An International Monetary Fund (IMF) team, led by Mohamad Elhage, visited Nairobi, Kenya, from May 7—14, to conduct discussions on the second review of the second Staff-Monitored Program (SMP II) and to agree on SMP III. The team met with the Somali authorities to discuss recent economic developments, review progress on the implementation of reforms under SMP II, and discuss a follow-up SMP to consolidate reforms.
At the conclusion of the visit, Mr. Elhage issued the following statement:
“The Federal Government of Somalia (FGS) successfully completed the third Article IV Consultations with the IMF and first review under its second SMP (SMP II) in February 2018. The Somali authorities continue to demonstrate a strong commitment to implement critical reform measures in a very difficult environment.
“The FGS is making progress in building institutions and improving economic performance. Budget execution, the treasury and cash management frameworks, and domestic revenue collection are improving. Efforts to lay the foundation for sustainable financial sector development and strengthen compliance with anti-money laundering and combating the financing of terrorism (AML/CFT) standards are underway and preparatory work to launch a new national currency is well advanced.
“Economic activity in Somalia is recovering from the effects of the drought in 2016-17. The drought hurt economic activity last year, but sustained international community support and remittances helped Somalia avoid a severe humanitarian crisis. For 2018, growth is projected to increase to 3.1 percent from an estimated 2.3 percent in 2017, and inflation is expected to ease to under 3 percent from around 5.2 percent in 2017. At the same time, reflecting a strong resolve to implement important fiscal measures under the SMP, the fiscal framework and fiscal performance improved in 2017 and during the first quarter of 2018.

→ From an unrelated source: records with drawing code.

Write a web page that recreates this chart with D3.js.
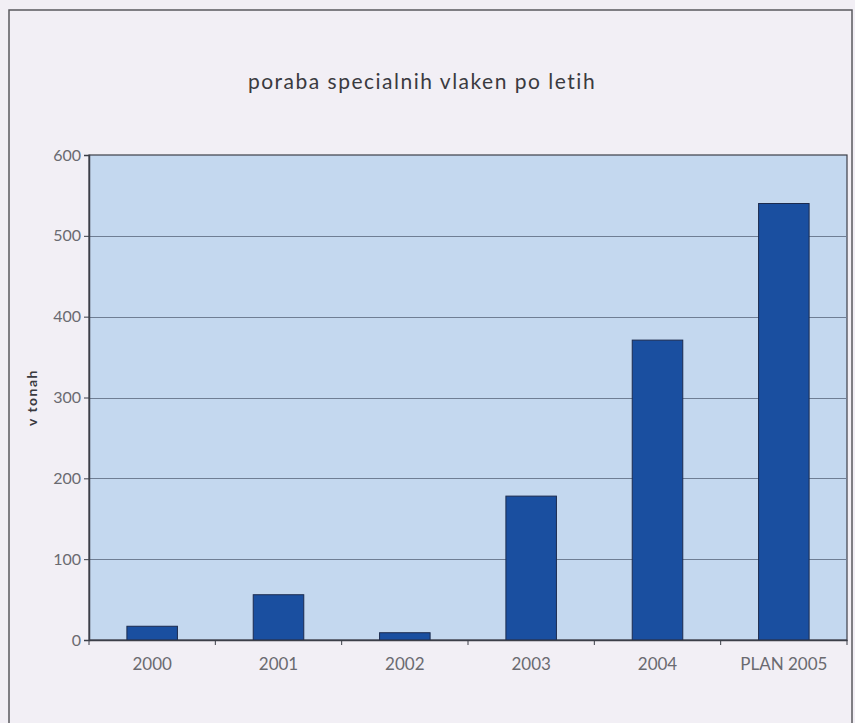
<!DOCTYPE html>
<html><head><meta charset="utf-8">
<script src="https://cdn.jsdelivr.net/npm/d3@7/dist/d3.min.js"></script>
<style>body{margin:0;background:#f2eff5;}svg{display:block;}</style>
</head><body>
<svg id="c" width="855" height="723"></svg>
<script>
const categories = ["2000","2001","2002","2003","2004","PLAN 2005"];
const values = [17, 56, 9, 178, 371, 540];
const yTicks = [0,100,200,300,400,500,600];
const title = "poraba specialnih vlaken po letih";
const yLabel = "v tonah";

const svg = d3.select("#c");
const W = 855, H = 723;
const m = {left: 89, right: 8, top: 155, bottom: 83};
const x = d3.scaleBand().domain(categories).range([m.left, W - m.right]).paddingInner(0.6).paddingOuter(0.3);
const xb = d3.scaleBand().domain(categories).range([m.left, W - m.right]);
const y = d3.scaleLinear().domain([0, 600]).range([H - m.bottom, m.top]);
const font = "Lato, 'DejaVu Sans', sans-serif";

// outer frame
svg.append("rect").attr("x", 9).attr("y", 10).attr("width", 843).attr("height", 730)
  .attr("fill", "none").attr("stroke", "#5a5a5e").attr("stroke-width", 1.5);

// title
svg.append("text").attr("x", 422).attr("y", 89).attr("text-anchor", "middle")
  .attr("font-family", font).attr("font-size", 21).attr("letter-spacing", 1.5)
  .attr("fill", "#3a3a40").text(title);

// plot background
svg.append("rect").attr("x", m.left).attr("y", m.top)
  .attr("width", W - m.right - m.left).attr("height", H - m.bottom - m.top)
  .attr("fill", "#c4d8ef").attr("stroke", "#3c3f48").attr("stroke-width", 1.2);

// gridlines
svg.append("g").selectAll("line").data(yTicks.filter(t => t > 0 && t < 600)).join("line")
  .attr("x1", m.left).attr("x2", W - m.right)
  .attr("y1", d => Math.round(y(d)) + 0.5).attr("y2", d => Math.round(y(d)) + 0.5)
  .attr("stroke", "#6f7e94").attr("stroke-width", 1);

// bars
svg.append("g").selectAll("rect").data(values).join("rect")
  .attr("x", (d, i) => x(categories[i]))
  .attr("width", x.bandwidth())
  .attr("y", d => y(d))
  .attr("height", d => y(0) - y(d))
  .attr("fill", "#1a4fa0").attr("stroke", "#1c2b4e").attr("stroke-width", 1);

// y axis
const yAxis = d3.axisLeft(y).tickValues(yTicks).tickSize(5).tickPadding(3);
const gy = svg.append("g").attr("transform", `translate(${m.left},0)`).call(yAxis);
gy.select(".domain").attr("stroke", "#3c3f48").attr("stroke-width", 1.5);
gy.selectAll(".tick line").attr("stroke", "#3c3f48");
gy.selectAll(".tick text").attr("font-family", font)
  .attr("font-size", 16).attr("fill", "#6a6a70");

// x axis
const xAxis = d3.axisBottom(xb).tickSize(0).tickPadding(18);
const gx = svg.append("g").attr("transform", `translate(0,${H - m.bottom})`).call(xAxis);
gx.select(".domain").attr("stroke", "#3c3f48").attr("stroke-width", 1.5);
gx.selectAll(".tick text").attr("font-family", font)
  .attr("font-size", 17).attr("fill", "#6a6a70");
// category boundary ticks
svg.append("g").selectAll("line").data(categories.concat(["end"])).join("line")
  .attr("x1", (d, i) => i < categories.length ? xb(d) : W - m.right)
  .attr("x2", (d, i) => i < categories.length ? xb(d) : W - m.right)
  .attr("y1", H - m.bottom).attr("y2", H - m.bottom + 5)
  .attr("stroke", "#3c3f48").attr("stroke-width", 1);

// y label
svg.append("text").attr("transform", `translate(37,${(y(0) + y(600)) / 2}) rotate(-90)`)
  .attr("text-anchor", "middle").attr("font-family", font)
  .attr("font-size", 14).attr("font-weight", "bold").attr("letter-spacing", 1.5)
  .attr("fill", "#3a3a40").text(yLabel);
</script>
</body></html>
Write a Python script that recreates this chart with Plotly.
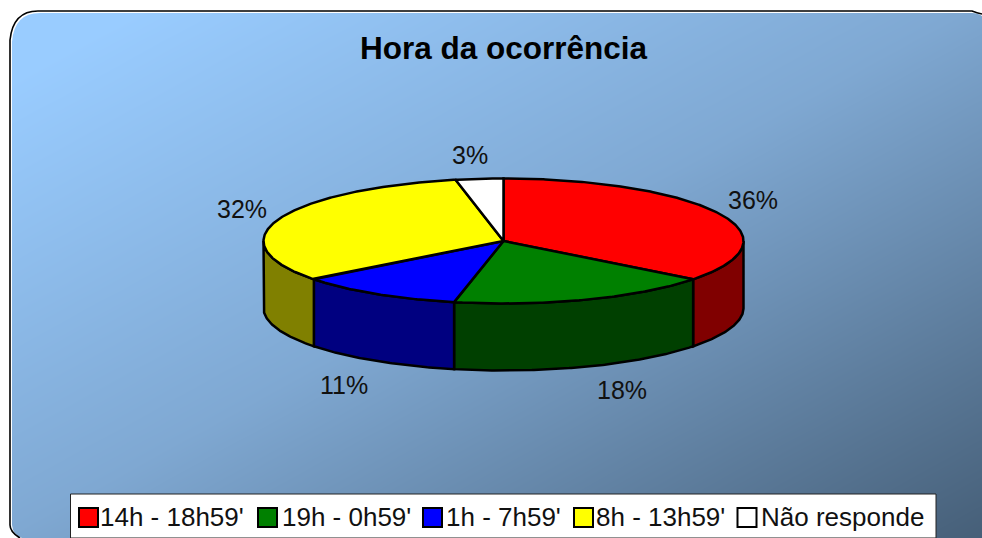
import math
import numpy as np
import plotly.graph_objects as go

# ---- data ----
categories = ["14h - 18h59'", "19h - 0h59'", "1h - 7h59'", "8h - 13h59'", "Não responde"]
values = [35.5, 17.8, 11.2, 32.3, 3.2]
title_text = "Hora da ocorrência"

# ---- styles / layout ----
top_colors = ["#FF0000", "#008000", "#0000FF", "#FFFF00", "#FFFFFF"]
side_colors = ["#800000", "#004000", "#000080", "#808000", "#808080"]
W, H = 982, 538
CX, CY, RX, RY, DEPTH = 503.5, 241, 240, 62.5, 67
LW = 2.5
label_xy = [(753, 200), (622, 390), (344, 385), (242, 209), (470, 155)]
swatch_x = [79, 258, 423, 574, 737.5]
legend_text_x = [101, 283, 447, 597, 762]
FONT = "Liberation Sans"


def pt(deg):
    a = math.radians(deg)
    return CX + RX * math.sin(a), CY - RY * math.cos(a)


def arc(a0, a1):
    n = max(2, int(abs(a1 - a0) * 2))
    return [pt(a) for a in np.linspace(a0, a1, n)]


fig = go.Figure()

# background gradient (light top-left to dark bottom-right)
gx = np.linspace(0, W, 60)
gy = np.linspace(0, H, 40)
gz = (gx[None, :] / W + gy[:, None] / H) / 2
fig.add_trace(go.Heatmap(
    x=gx, y=gy, z=gz, zmin=0, zmax=1, zsmooth="best", showscale=False, hoverinfo="skip",
    colorscale=[[0, "#99CCFF"], [0.08, "#99CCFF"], [0.5, "#7FA8D2"], [1, "#465F78"]],
))

total = sum(values)
bounds = [0.0]
for v in values:
    bounds.append(bounds[-1] + v / total * 360)

# side walls on the front half of the disc
for i in range(len(values)):
    a0, a1 = max(bounds[i], 90), min(bounds[i + 1], 270)
    if a1 <= a0:
        continue
    edge = arc(a0, a1)
    xs = [p[0] for p in edge] + [p[0] for p in reversed(edge)]
    ys = [p[1] for p in edge] + [p[1] + DEPTH for p in reversed(edge)]
    fig.add_trace(go.Scatter(
        x=xs + xs[:1], y=ys + ys[:1], mode="lines", fill="toself", fillcolor=side_colors[i],
        line=dict(color="black", width=LW), hoverinfo="skip", showlegend=False,
    ))

# top slices
for i, name in enumerate(categories):
    edge = arc(bounds[i], bounds[i + 1])
    xs = [CX] + [p[0] for p in edge] + [CX]
    ys = [CY] + [p[1] for p in edge] + [CY]
    fig.add_trace(go.Scatter(
        x=xs, y=ys, mode="lines", fill="toself", fillcolor=top_colors[i],
        line=dict(color="black", width=LW), name=name, hoverinfo="name", showlegend=False,
    ))

shapes = [
    # white outside the rounded chart area
    dict(type="path", xref="x", yref="y", layer="above", fillrule="evenodd", fillcolor="white",
         line=dict(width=0),
         path=f"M0,0 H{W} V{H} H0 Z M12,42 Q14,13 40,13 H972 Q978,13 {W},16 V{H} H22 Q13,535 12,525 Z"),
    # outline
    dict(type="path", xref="x", yref="y", layer="above", line=dict(color="black", width=1.6),
         path=f"M20,{H} Q10,532 10,525 V40 Q13,11 38,11 H972 Q977,13 {W},14"),
    # legend box
    dict(type="rect", xref="x", yref="y", layer="above", x0=70.5, x1=936, y0=494, y1=538,
         fillcolor="white", line=dict(color="#222222", width=1)),
]
for sx, col in zip(swatch_x, top_colors):
    shapes.append(dict(type="rect", xref="x", yref="y", layer="above", x0=sx, x1=sx + 19, y0=508, y1=527,
                       fillcolor=col, line=dict(color="black", width=2)))

annotations = []
for v, (lx, ly) in zip(values, label_xy):
    annotations.append(dict(x=lx, y=ly, xref="x", yref="y", text=f"{v:.0f}%", showarrow=False,
                            xanchor="center", yanchor="middle",
                            font=dict(family=FONT, size=25, color="#111111")))
for name, tx in zip(categories, legend_text_x):
    annotations.append(dict(x=tx, y=517, xref="x", yref="y", text=name, showarrow=False,
                            xanchor="left", yanchor="middle", xshift=-3,
                            font=dict(family=FONT, size=26, color="#111111")))

fig.update_layout(
    width=W, height=H, margin=dict(l=0, r=0, t=0, b=0),
    paper_bgcolor="white", plot_bgcolor="white", showlegend=False,
    title=dict(text=title_text, x=CX / W, y=1 - 48 / H, xanchor="center", yanchor="middle",
               font=dict(family=FONT, size=31.5, color="black", weight="bold")),
    xaxis=dict(range=[0, W], visible=False, fixedrange=True),
    yaxis=dict(range=[H, 0], visible=False, fixedrange=True),
    shapes=shapes, annotations=annotations,
)
fig.write_html("out.html", config=dict(displayModeBar=False), default_width=W, default_height=H,
               post_script="document.body.style.margin='0';document.body.style.overflow='hidden';")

“Performance under SMP II was satisfactory. However, despite the important reforms implemented since the first SMP I (May 2016-April 2017), significant challenges remain. Growth is too low to make a significant dent in Somalia’s widespread poverty, high youth unemployment, and large social needs. The economy is vulnerable to shocks and lacks buffers needed to develop resilience. The external public debt is high, and there is no capacity to service public debt obligations. Without proper compliance with the AML/CFT international standards, Somalia will continue to suffer from pressures related to the reduction in correspondent banking relationships. This could result in lower and volatile remittances inflows, which are Somalia’s lifeline.
“SMP III will help maintain reform the momentum and macroeconomic stability. It will also continue to support the authorities’ broad reform agenda. In particular, it will focus on (1) enhancing public financial management and revenue mobilization; (2) completing Phase I of the currency reform, which consists of exchanging all Somali Shilling currently in circulation with a new national currency; (3) putting the foundation of financial sector reforms to foster financial development, inclusion, and stability, while strengthening compliance with the anti-money laundering and combating the financing of terrorism (AML/CFT); and (4) improving data reporting. Strengthening the procurement framework and improving governance and transparency are important features of SMP III, which will be support by technical assistance from the IMF. “Somalia’s debt relief is a priority for the IMF, and every effort is being made to accelerate the process within the established framework under the HIPC Initiative, which is designed to help countries avoid slipping back into arrears while putting them on a path to sustainable debt and reducing poverty.
“During the visit, the team met with Finance Minister, Mr. Abdirahman Duale Beileh; the Minister of Fisheries and Marine Resources, Mr. Abdirahman M. Abdi Hashi; Central Bank Governor, Mr. Bashir Issa Ali; Assistant to the President and Special Advisor, Hussein A. Gendisch; Representative of the Prime Minister’s office, Mr. Abdi Abdullahi; and other officials. The team also met representatives from development partners. The IMF team would like to thank the Somali authorities for their cooperation and the open and productive discussions.”